今後は、自らのライフワークと考えている「泌尿器癌の個別化医療に直結するバイオマーカーの確立と予後の改善」を目指しながら、臨床と研究を融合することにより、診断スキルを磨いていきたいと思います。私は幸いにも指導医に恵まれ、多くの貴重なチャンスを得ることができました。これまで受けた恩を、さらに良い形で臨床や教育現場に還元できたらと考えています。
女性医師へのメッセージ
私が入局した頃と比べると、どの診療科でも女性医師の働く環境の改善や支援の取り組みが広がっています。家庭のために夢やキャリアを諦めず、パートナーと協力して、自らの道を突き進んでください。目指すべき道や歩むペースは人それぞれでよいと思います。
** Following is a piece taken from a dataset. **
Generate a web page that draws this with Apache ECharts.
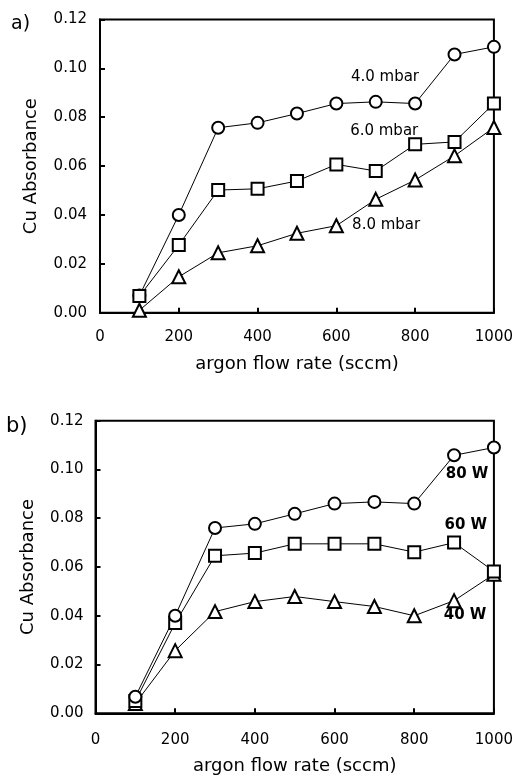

1年~5年の短期的な目標から、10年~20年先の長期的なビジョンを設定し、一歩一歩小さな努力を積み重ねていくことが、将来様々な可能性が開花することにつながります。日々の忙しさに息詰まった時には、長い目で自らの将来像を考えてみましょう。各分野で活躍している先輩医師の存在は、励みになり前に進む力になります。私は、家庭を持ちながらも専門領域を極め、留学を経て国際的で幅広い視野で活躍されている先生に憧れ、目標にしてきました。是非、色々な場に出て、人生観を変える出会いをしてください。皆さんが、それぞれ情熱を注ぐことができる分野で活躍できることを願っています。